We all cry. Some cry buckets. Some fight to cry only in private and seldom then.

Tears are part of being human, showing the pain we experience emotionally, mentally, physically and even spiritually.

Women generally cry more easily then men if for no other reason than as little boys they were fed the message that boys don’t cry.

According to Jackie Wilson who recorded Lonely Teardrops which became a number one hit on the R&B charts in the late 50s, boys do cry. And soak their pillows.

In another song, this one from the 60s, sung by Frankie Valli and the Four Seasons, big girls don’t cry either. Wrong.

Big girls cry, boys and men cry. We all cry.

But in my novel, In the Land of the Vultures, there is a strong reason for not crying, almost a life and death reason.

What if you lived in an environment where every drop of water was precious—even your tears?

What if the river that nurtured and nourished the people and animals of your village dried up to a muddy trickle?

What if the villagers were dying around you from starvation and thirst? And the animals that fed you and gave you wool for spinning or milk for making into cheese were dying as well.

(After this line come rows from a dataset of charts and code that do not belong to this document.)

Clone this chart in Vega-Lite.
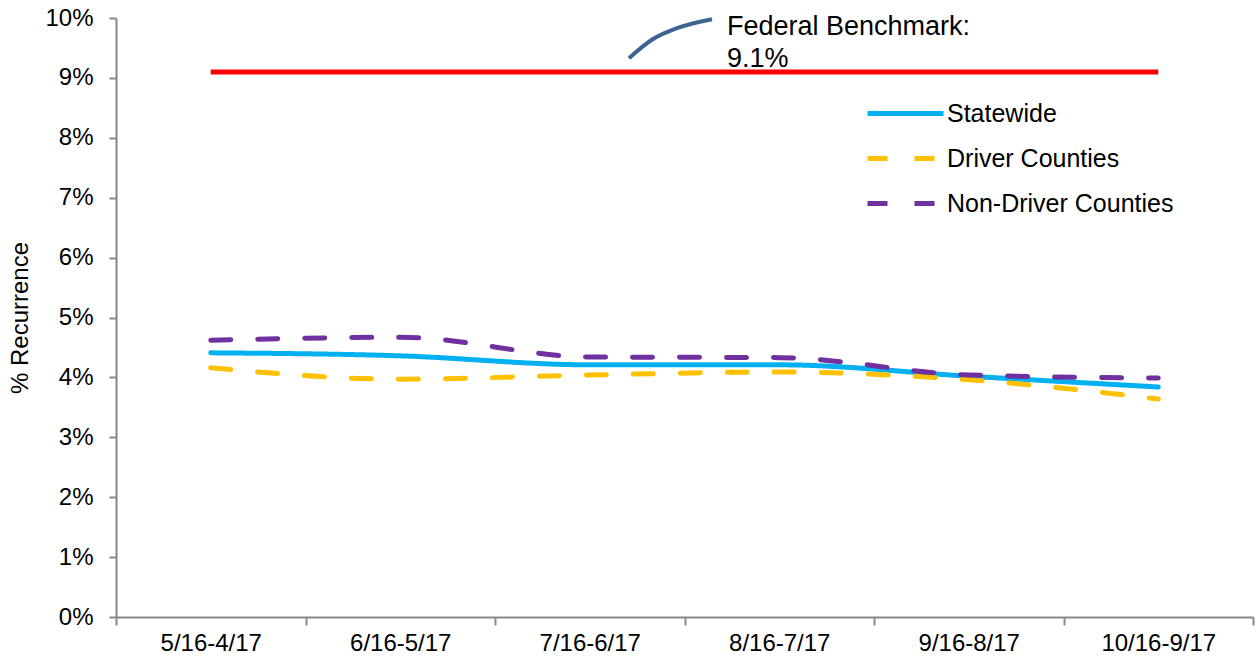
{
  "$schema": "https://vega.github.io/schema/vega-lite/v6.json",
  "width": 1137,
  "height": 599,
  "autosize": "none",
  "padding": {"left": 116, "top": 18, "right": 3, "bottom": 45},
  "background": "white",
  "config": {
    "view": {"stroke": null},
    "font": "Liberation Sans",
    "axis": {"domainColor": "#888888", "tickColor": "#888888", "domainWidth": 2, "tickWidth": 2, "grid": false, "labelColor": "#000000", "labelFont": "Liberation Sans", "labelFontSize": 24, "titleFont": "Liberation Sans", "titleFontWeight": "normal", "titleColor": "#000000"},
    "legend": {"labelFont": "Liberation Sans", "labelFontSize": 25, "labelColor": "#000000", "labelLimit": 400}
  },
  "datasets": {
    "series": [
      {"period": "5/16-4/17", "series": "Statewide", "value": 4.41},
      {"period": "6/16-5/17", "series": "Statewide", "value": 4.36},
      {"period": "7/16-6/17", "series": "Statewide", "value": 4.21},
      {"period": "8/16-7/17", "series": "Statewide", "value": 4.21},
      {"period": "9/16-8/17", "series": "Statewide", "value": 4.02},
      {"period": "10/16-9/17", "series": "Statewide", "value": 3.84},
      {"period": "5/16-4/17", "series": "Driver Counties", "value": 4.16},
      {"period": "6/16-5/17", "series": "Driver Counties", "value": 3.97},
      {"period": "7/16-6/17", "series": "Driver Counties", "value": 4.04},
      {"period": "8/16-7/17", "series": "Driver Counties", "value": 4.09},
      {"period": "9/16-8/17", "series": "Driver Counties", "value": 3.96},
      {"period": "10/16-9/17", "series": "Driver Counties", "value": 3.64},
      {"period": "5/16-4/17", "series": "Non-Driver Counties", "value": 4.62},
      {"period": "6/16-5/17", "series": "Non-Driver Counties", "value": 4.67},
      {"period": "7/16-6/17", "series": "Non-Driver Counties", "value": 4.34},
      {"period": "8/16-7/17", "series": "Non-Driver Counties", "value": 4.33},
      {"period": "9/16-8/17", "series": "Non-Driver Counties", "value": 4.04},
      {"period": "10/16-9/17", "series": "Non-Driver Counties", "value": 3.99}
    ],
    "benchmark": [
      {"period": "5/16-4/17", "value": 9.1},
      {"period": "10/16-9/17", "value": 9.1}
    ],
    "leader": [
      {"pos": 2.707, "value": 9.33},
      {"pos": 2.834, "value": 9.65},
      {"pos": 2.960, "value": 9.83},
      {"pos": 3.145, "value": 9.98}
    ],
    "note": [
      {"pos": 3.224, "value": 10.06, "label": "Federal Benchmark:\n9.1%"}
    ]
  },
  "layer": [
    {
      "layer": [
        {
          "data": {"name": "series"},
          "mark": {"type": "line", "strokeWidth": 5, "interpolate": "monotone", "strokeCap": "round"},
          "encoding": {
            "x": {"field": "period", "type": "nominal", "sort": null,
                  "scale": {"paddingInner": 0, "paddingOuter": 0},
                  "axis": {"title": null, "labelAngle": 0, "tickBand": "extent", "tickSize": 8, "labelPadding": 6}},
            "y": {"field": "value", "type": "quantitative",
                  "scale": {"domain": [0, 10], "nice": false},
                  "axis": {"title": "% Recurrence", "titleFontSize": 24, "titlePadding": 12, "values": [0,1,2,3,4,5,6,7,8,9,10], "labelOverlap": false, "labelExpr": "datum.value + '%'", "tickSize": 7, "labelPadding": 16}},
            "color": {"field": "series", "type": "nominal",
                      "scale": {"domain": ["Statewide", "Driver Counties", "Non-Driver Counties"], "range": ["#00B0F0", "#FFC000", "#7030A0"]},
                      "legend": {"title": null, "orient": "none", "legendX": 768, "legendY": 74, "symbolType": "M-2,0H2", "symbolSize": 1444, "symbolStrokeWidth": 5, "symbolFillColor": "transparent", "rowPadding": 10, "labelOffset": 20, "padding": 0}},
            "strokeDash": {"field": "series", "type": "nominal",
                      "scale": {"domain": ["Statewide", "Driver Counties", "Non-Driver Counties"], "range": [[1, 0], [20, 27], [20, 27]]},
                      "legend": {"title": null, "orient": "none", "legendX": 768, "legendY": 74, "symbolType": "M-2,0H2", "symbolSize": 1444, "symbolStrokeWidth": 5, "symbolFillColor": "transparent", "rowPadding": 10, "labelOffset": 20, "padding": 0}}
          }
        },
        {
          "data": {"name": "benchmark"},
          "mark": {"type": "line", "color": "#FF0000", "strokeWidth": 5},
          "encoding": {
            "x": {"field": "period", "type": "nominal", "sort": null},
            "y": {"field": "value", "type": "quantitative"}
          }
        }
      ]
    },
    {
      "layer": [
        {
          "data": {"name": "leader"},
          "mark": {"type": "line", "color": "#3C6491", "strokeWidth": 4, "interpolate": "monotone"},
          "encoding": {
            "x": {"field": "pos", "type": "quantitative", "scale": {"domain": [0, 6], "nice": false, "zero": false}, "axis": null},
            "y": {"field": "value", "type": "quantitative"}
          }
        },
        {
          "data": {"name": "note"},
          "mark": {"type": "text", "align": "left", "baseline": "top", "fontSize": 27, "lineBreak": "\n", "lineHeight": 32, "font": "Liberation Sans", "color": "#000000"},
          "encoding": {
            "x": {"field": "pos", "type": "quantitative", "scale": {"domain": [0, 6], "nice": false, "zero": false}, "axis": null},
            "y": {"field": "value", "type": "quantitative"},
            "text": {"field": "label"}
          }
        }
      ]
    }
  ],
  "resolve": {"scale": {"x": "independent"}}
}
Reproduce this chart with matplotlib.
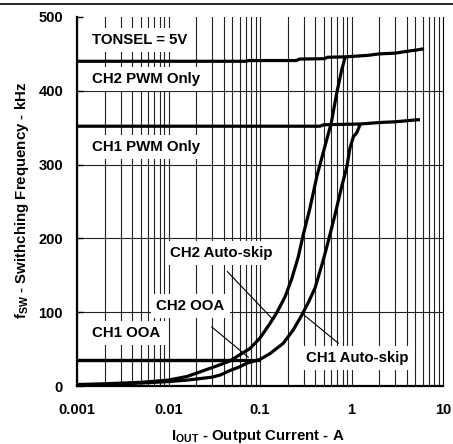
import matplotlib
matplotlib.use("Agg")
import matplotlib.pyplot as plt
from matplotlib.lines import Line2D
from matplotlib.ticker import FixedLocator, NullFormatter

plt.rcParams['font.family'] = ['Liberation Sans', 'DejaVu Sans']
plt.rcParams['font.weight'] = 'bold'
plt.rcParams['mathtext.fontset'] = 'custom'
plt.rcParams['mathtext.bf'] = 'Liberation Sans:bold'
plt.rcParams['mathtext.rm'] = 'Liberation Sans:bold'
plt.rcParams['mathtext.it'] = 'Liberation Sans:bold'

# ---- data ----
ch2_pwm_i = [0.001, 0.07, 0.075, 0.25, 0.27, 0.5, 0.55, 0.85, 1.5, 2.0, 3.0, 4.3, 5.0, 6.2]
ch2_pwm_f = [440, 440, 441, 441, 443, 443.5, 445.5, 446, 448, 450, 451, 454, 455, 457]

ch1_pwm_i = [0.001, 0.45, 0.5, 1.24, 2.0, 3.0, 4.5, 5.6]
ch1_pwm_f = [352, 352, 354, 355, 357, 358, 360, 361]

ch2_skip_i = [0.001, 0.002, 0.005, 0.01, 0.016, 0.022, 0.03, 0.037, 0.047, 0.056, 0.078,
              0.1, 0.129, 0.152, 0.188, 0.222, 0.262, 0.297, 0.35, 0.42, 0.5, 0.6, 0.69,
              0.78, 0.85]
ch2_skip_f = [2, 3, 5, 8, 13, 19, 25, 29, 34, 40, 51, 65, 85, 99, 121, 145, 175, 205, 240,
              285, 320, 356, 397, 428, 445]

ch1_skip_i = [0.001, 0.002, 0.005, 0.01, 0.016, 0.022, 0.03, 0.037, 0.047, 0.06, 0.072,
              0.1, 0.129, 0.18, 0.231, 0.286, 0.337, 0.4, 0.49, 0.557, 0.66, 0.78, 0.89,
              0.96, 1.05, 1.14, 1.24]
ch1_skip_f = [1, 2, 4, 6, 8, 10, 12, 15, 21, 26, 31, 36, 44, 58, 76, 96, 113, 133, 170,
              196, 232, 270, 297, 322, 338, 343, 354]

ch1_ooa_i = [0.001, 0.1]
ch1_ooa_f = [35, 35]
ch2_ooa_i = [0.001, 0.053]
ch2_ooa_f = [35, 35]

x_ticks = [0.001, 0.01, 0.1, 1, 10]
x_tick_labels = ['0.001', '0.01', '0.1', '1', '10']
y_ticks = [0, 100, 200, 300, 400, 500]

# ---- figure ----
W, H = 453, 444
fig = plt.figure(figsize=(W / 100, H / 100), dpi=100)
L, R, T, B = 77, 443, 17, 386
ax = fig.add_axes([L / W, 1 - B / H, (R - L) / W, (B - T) / H])
ax.set_xscale('log')
ax.set_xlim(0.001, 10)
ax.set_ylim(0, 500)

minor = [m * 10.0 ** e for e in range(-3, 1) for m in range(2, 10)]
ax.xaxis.set_major_locator(FixedLocator(x_ticks))
ax.xaxis.set_minor_locator(FixedLocator(minor))
ax.xaxis.set_minor_formatter(NullFormatter())
ax.set_xticks(x_ticks)
ax.set_xticklabels(x_tick_labels)
ax.set_yticks(y_ticks)
ax.set_yticklabels([str(v) for v in y_ticks])

ax.tick_params(axis='x', which='both', length=0, pad=12, labelsize=10.5)
ax.tick_params(axis='y', which='major', direction='in', length=4, width=1,
               pad=10, labelsize=10.5)
for lab in ax.get_xticklabels() + ax.get_yticklabels():
    lab.set_fontweight('bold')

ax.grid(True, axis='x', which='both', color='#222222', linewidth=0.8)
ax.grid(True, axis='y', which='major', color='#222222', linewidth=0.8)
ygl = ax.get_ygridlines()
ygl[0].set_visible(False)
ygl[-1].set_visible(False)
ax.set_axisbelow(True)

ax.spines['top'].set_visible(False)
ax.spines['left'].set_linewidth(1.6)
ax.spines['bottom'].set_linewidth(1.6)
ax.spines['right'].set_linewidth(0.8)

lw = 2.3
for xi, yi in [(ch2_pwm_i, ch2_pwm_f), (ch1_pwm_i, ch1_pwm_f),
               (ch2_skip_i, ch2_skip_f), (ch1_skip_i, ch1_skip_f),
               (ch1_ooa_i, ch1_ooa_f), (ch2_ooa_i, ch2_ooa_f)]:
    ax.plot(xi, yi, color='black', linewidth=lw, solid_capstyle='butt', zorder=5)

box = dict(boxstyle='square,pad=0.33', facecolor='white', edgecolor='none')
fs = 10.8
labels = [('TONSEL = 5V', 0.00489, 469),
          ('CH2 PWM Only', 0.00575, 416),
          ('CH1 PWM Only', 0.00568, 324),
          ('CH2 Auto-skip', 0.0379, 180),
          ('CH2 OOA', 0.0174, 108),
          ('CH1 OOA', 0.00347, 72),
          ('CH1 Auto-skip', 1.163, 38)]
for txt, x, y in labels:
    ax.text(x, y, txt, ha='center', va='center', fontsize=fs, fontweight='bold',
            bbox=box, zorder=4)

leaders = [((0.044, 155), (0.134, 92)),
           ((0.0297, 80), (0.0745, 39)),
           ((0.718, 58), (0.297, 97))]
for (x0, y0), (x1, y1) in leaders:
    ax.plot([x0, x1], [y0, y1], color='black', linewidth=0.8, zorder=3)

fig.text(22 / W, 1 - 200 / H, r'$\mathbf{f}_{\mathbf{SW}}$ - Swithching Frequency - kHz',
         rotation=90, ha='center', va='center', fontsize=10.8, fontweight='bold')
fig.text(258 / W, 1 - 436 / H, r'$\mathbf{I}_{\mathbf{OUT}}$ - Output Current - A',
         ha='center', va='center', fontsize=10.8, fontweight='bold')

fig.add_artist(Line2D([0, 1], [1 - 4.5 / H, 1 - 4.5 / H], color='black', linewidth=1.2,
                      transform=fig.transFigure))

fig.savefig('out.png', dpi=100)
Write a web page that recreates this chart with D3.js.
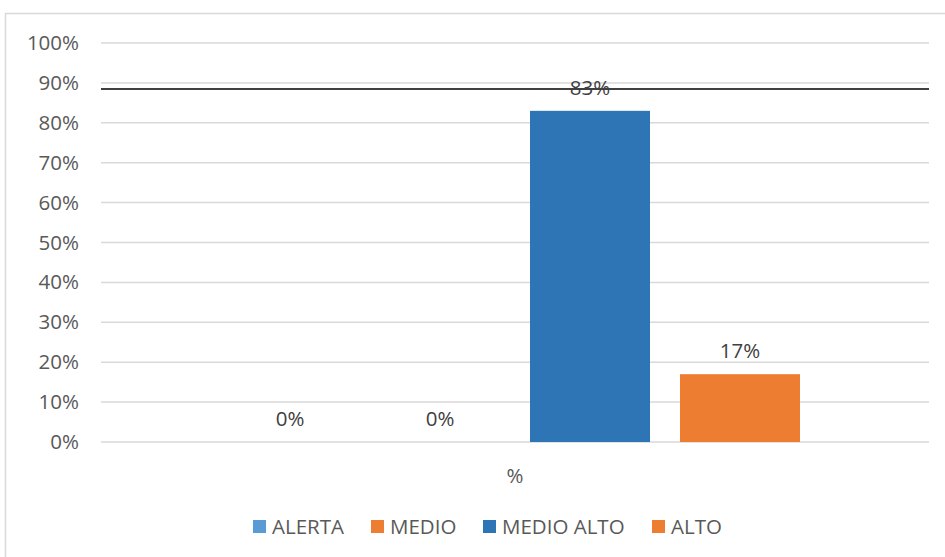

You’d want to cry. Of course. But would you? And if you did cry, what would you do about those tears? Would there even be tears?

Tears are precious. In the book, my heroine cries because she’s lonely, afraid, and in a situation she doesn’t know how to handle.

And understanding the preciousness of water, she knows what to do about those tears.

Thinking about that idea gave me both a first scene where my heroine shows her compassion, and a scene with the hero later on that led to a sexual awareness between the two.

And, eventually, she stopped crying lonely teardrops.